Add generosity to forgiveness

General Douglas MacArthur

Moments may come your way when you not only forgive, but can find ways to do so with a magnanimous heart and benevolent spirit. It was just this kind of generous forgiving attitude offered by General Douglas MacArthur which impressed citizens of Japan. At the Japanese surrender ceremony on 2 September 1945 and delivered on the USS Missouri which was docked at Tokyo Bay, General MacArthur said:

“We are gathered here, representatives of the major warring powers, to conclude a solemn agreement whereby peace may be restored. The issues involving divergent ideals and ideologies have been determined on the battlefields of the world, and hence are not for our discussion or debate. Nor is it for us here to meet, representing as we do a majority of the peoples of the earth, in a spirit of distrust, malice, or hatred. But rather it is for us, both victors and vanquished, to rise to that higher dignity which alone befits the sacred purposes we are about to serve, committing all of our peoples unreservedly to faithful compliance with the undertakings they are here formally to assume.
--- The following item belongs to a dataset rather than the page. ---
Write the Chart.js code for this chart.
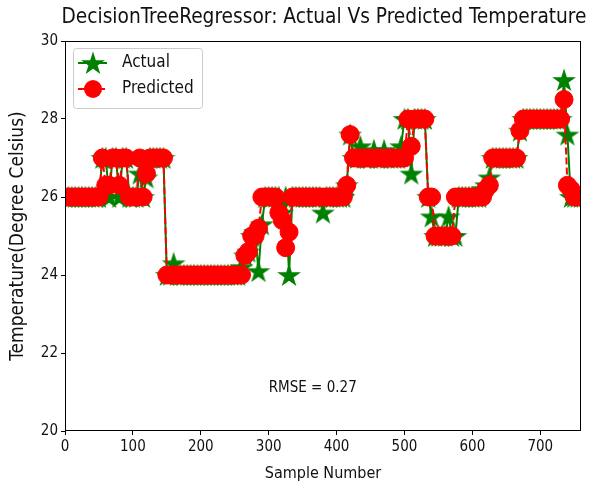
<!DOCTYPE html>
<html>
<head>
<meta charset="utf-8">
<script src="https://cdn.jsdelivr.net/npm/chart.js@4.4.0/dist/chart.umd.min.js"></script>
<style>
    html, body { margin: 0; padding: 0; background: #fff; }
    #wrap { width: 595px; height: 485px; }
</style>
</head>
<body>
<div id="wrap"><canvas id="chart" width="595" height="485"></canvas></div>
<script>
// values, one every 5 samples
const sampleNumbers = [
    0, 5, 10, 15, 20, 25, 30, 35, 40, 45,
    50, 55, 60, 65, 70, 75, 80, 85, 90, 95,
    100, 105, 110, 115, 120, 125, 130, 135, 140, 145,
    150, 155, 160, 165, 170, 175, 180, 185, 190, 195,
    200, 205, 210, 215, 220, 225, 230, 235, 240, 245,
    250, 255, 260, 265, 270, 275, 280, 285, 290, 295,
    300, 305, 310, 315, 320, 325, 330, 335, 340, 345,
    350, 355, 360, 365, 370, 375, 380, 385, 390, 395,
    400, 405, 410, 415, 420, 425, 430, 435, 440, 445,
    450, 455, 460, 465, 470, 475, 480, 485, 490, 495,
    500, 505, 510, 515, 520, 525, 530, 535, 540, 545,
    550, 555, 560, 565, 570, 575, 580, 585, 590, 595,
    600, 605, 610, 615, 620, 625, 630, 635, 640, 645,
    650, 655, 660, 665, 670, 675, 680, 685, 690, 695,
    700, 705, 710, 715, 720, 725, 730, 735, 740, 745,
    750, 755, 760
];
const actualTemps = [
    26, 26, 26, 26, 26, 26, 26, 26, 26, 26,
    26, 27, 27, 26, 27, 27, 26, 27, 27, 26,
    26, 26, 26.6, 26, 26.5, 27, 27, 27, 27, 27,
    24, 24, 24.3, 24, 24, 24, 24, 24, 24, 24,
    24, 24, 24, 24, 24, 24, 24, 24, 24, 24,
    24, 24, 24.2, 24.5, 24.6, 25, 25.1, 24.1, 25.3, 26,
    26, 26, 26, 26, 25.6, 26, 24, 26, 26, 26,
    26, 26, 26, 26, 26, 26, 25.6, 26, 26, 26,
    26, 26, 26, 26.3, 27.6, 27, 27, 27.3, 27, 27,
    27, 27.2, 27, 27, 27.2, 27, 27, 27, 27, 27.3,
    28, 28, 26.6, 28, 28, 28, 28, 26, 25.5, 25,
    25, 25, 25, 25.5, 25, 25, 26, 26, 26, 26,
    26, 26, 26, 26.2, 26.3, 26.5, 27, 27, 27, 27,
    27, 27, 27, 27, 27.7, 28, 28, 28, 28, 28,
    28, 28, 28, 28, 28, 28, 28, 29, 27.6, 26,
    26, 26, 26
];
const predictedTemps = [
    26, 26, 26, 26, 26, 26, 26, 26, 26, 26,
    26, 27, 26.3, 26.3, 27, 27, 26.3, 27, 27, 26,
    26, 26, 27, 26, 26.6, 27, 27, 27, 27, 27,
    24, 24, 24, 24, 24, 24, 24, 24, 24, 24,
    24, 24, 24, 24, 24, 24, 24, 24, 24, 24,
    24, 24, 24, 24.5, 24.6, 25, 25, 25.2, 26, 26,
    26, 26, 26, 25.6, 25.4, 24.7, 25.1, 26, 26, 26,
    26, 26, 26, 26, 26, 26, 26, 26, 26, 26,
    26, 26, 26, 26.3, 27.6, 27, 27, 27, 27, 27,
    27, 27, 27, 27, 27, 27, 27, 27, 27, 27,
    27, 28, 27.3, 28, 28, 28, 28, 26, 26, 25,
    25, 25, 25, 25, 25, 26, 26, 26, 26, 26,
    26, 26, 26, 26, 26.2, 26.3, 27, 27, 27, 27,
    27, 27, 27, 27, 27.7, 28, 28, 28, 28, 28,
    28, 28, 28, 28, 28, 28, 28, 28.5, 26.3, 26.2,
    26, 26, 26
];
const xTickValues = [0, 100, 200, 300, 400, 500, 600, 700];
const yTickValues = [20, 22, 24, 26, 28, 30];
const seriesNames = ['Actual', 'Predicted'];
const chartTitle = 'DecisionTreeRegressor: Actual Vs Predicted Temperature';
const xLabel = 'Sample Number';
const yLabel = 'Temperature(Degree Celsius)';
const rmseText = 'RMSE = 0.27';

const FONT = "'DejaVu Sans Condensed', 'Liberation Sans Narrow', 'Open Sans', sans-serif";
const GREEN = '#008000';
const RED = '#ff0000';

function makeStar(size, color) {
    const c = document.createElement('canvas');
    c.width = size;
    c.height = size;
    const g = c.getContext('2d');
    const R = size / 2 - 0.5, r = R * 0.382;
    g.beginPath();
    for (let i = 0; i < 10; i++) {
        const a = -Math.PI / 2 + i * Math.PI / 5;
        const rad = i % 2 === 0 ? R : r;
        g.lineTo(size / 2 + rad * Math.cos(a), size / 2 + 1 + rad * Math.sin(a));
    }
    g.closePath();
    g.fillStyle = color;
    g.fill();
    return c;
}
const starImg = makeStar(26, GREEN);

// title, spines, legend box and the RMSE note, matplotlib style
const decorations = {
    id: 'decorations',
    afterDatasetsDraw(chart) {
        const { ctx, chartArea: a, scales } = chart;
        ctx.save();
        ctx.strokeStyle = '#000';
        ctx.lineWidth = 1;
        ctx.strokeRect(a.left + 0.5, a.top + 0.5, a.right - a.left - 1, a.bottom - a.top - 1);

        ctx.fillStyle = '#111';
        ctx.textBaseline = 'middle';
        ctx.font = '20.7px ' + FONT;
        ctx.textAlign = 'center';
        ctx.fillText(chartTitle, (a.left + a.right) / 2 + 1, 18);

        ctx.font = '15px ' + FONT;
        ctx.textAlign = 'left';
        ctx.textBaseline = 'alphabetic';
        ctx.fillText(rmseText, scales.x.getPixelForValue(300), scales.y.getPixelForValue(21));

        // legend
        const bx = a.left + 8, by = a.top + 7, bw = 129, bh = 60;
        ctx.beginPath();
        ctx.roundRect(bx + 0.5, by + 0.5, bw, bh, 3);
        ctx.fillStyle = 'rgba(255,255,255,0.8)';
        ctx.fill();
        ctx.strokeStyle = '#cccccc';
        ctx.stroke();

        const lx0 = bx + 5, lx1 = bx + 34, mx = bx + 20;
        const rows = [by + 15, by + 41];
        ctx.lineWidth = 2;
        ctx.strokeStyle = GREEN;
        ctx.beginPath();
        ctx.moveTo(lx0, rows[0]);
        ctx.lineTo(lx1, rows[0]);
        ctx.stroke();
        ctx.drawImage(starImg, mx - 13, rows[0] - 13);

        ctx.strokeStyle = RED;
        ctx.setLineDash([7, 3]);
        ctx.beginPath();
        ctx.moveTo(lx0, rows[1]);
        ctx.lineTo(lx1, rows[1]);
        ctx.stroke();
        ctx.setLineDash([]);
        ctx.fillStyle = RED;
        ctx.beginPath();
        ctx.arc(mx, rows[1], 9, 0, Math.PI * 2);
        ctx.fill();

        ctx.fillStyle = '#111';
        ctx.font = '17px ' + FONT;
        ctx.textBaseline = 'middle';
        ctx.fillText(seriesNames[0], bx + 49, rows[0]);
        ctx.fillText(seriesNames[1], bx + 49, rows[1]);
        ctx.restore();
    }
};

const toPoints = values => values.map((v, i) => ({ x: sampleNumbers[i], y: v }));

new Chart(document.getElementById('chart').getContext('2d'), {
    type: 'line',
    data: {
        datasets: [
            {
                label: seriesNames[0],
                data: toPoints(actualTemps),
                borderColor: GREEN,
                borderWidth: 2,
                pointStyle: starImg,
                pointRadius: 12,
                pointHoverRadius: 12,
                tension: 0,
                clip: 0,
                order: 2
            },
            {
                label: seriesNames[1],
                data: toPoints(predictedTemps),
                borderColor: RED,
                borderWidth: 2,
                borderDash: [7, 3],
                pointStyle: 'circle',
                pointRadius: 9,
                pointBackgroundColor: RED,
                pointBorderColor: RED,
                pointBorderWidth: 1,
                tension: 0,
                clip: 0,
                order: 1
            }
        ]
    },
    options: {
        responsive: false,
        animation: false,
        devicePixelRatio: 1,
        layout: { padding: { left: 0, right: 9, top: 41, bottom: 0 } },
        plugins: {
            legend: { display: false },
            title: { display: false },
            tooltip: { enabled: false }
        },
        scales: {
            x: {
                type: 'linear',
                min: 0,
                max: 760,
                afterBuildTicks: s => { s.ticks = xTickValues.map(v => ({ value: v })); },
                afterFit: s => { s.height = 54; },
                grid: { drawOnChartArea: false, tickLength: 4, color: '#000' },
                border: { display: false },
                ticks: { color: '#111', padding: 3, maxRotation: 0, font: { family: FONT, size: 15 } },
                title: { display: true, text: xLabel, color: '#111', font: { family: FONT, size: 16 }, padding: { top: 0, bottom: 2 } }
            },
            y: {
                min: 20,
                max: 30,
                afterBuildTicks: s => { s.ticks = yTickValues.map(v => ({ value: v })); },
                afterFit: s => { s.width = 65; },
                grid: { drawOnChartArea: false, tickLength: 4, color: '#000' },
                border: { display: false },
                ticks: { color: '#111', padding: 3, font: { family: FONT, size: 15 } },
                title: { display: true, text: yLabel, color: '#111', font: { family: FONT, size: 19 }, padding: { top: 7, bottom: 0 } }
            }
        }
    },
    plugins: [decorations]
});
</script>
</body>
</html>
It is my earnest hope, and indeed the hope of all mankind, that from this solemn occasion a better world shall emerge out of the blood and carnage of the past -- a world founded upon faith and understanding, a world dedicated to the dignity of man and the fulfillment of his most cherished wish for freedom, tolerance, and justice”.

Mahatma Gandhi

Remind yourself that each time you forgive, you are strengthening your power to release pain, gain healing, experience joy and increase happiness. Forgiveness requires both strength and maturity which is why Gandhi said, “The weak can never forgive. Forgiveness is the attribute of the strong”.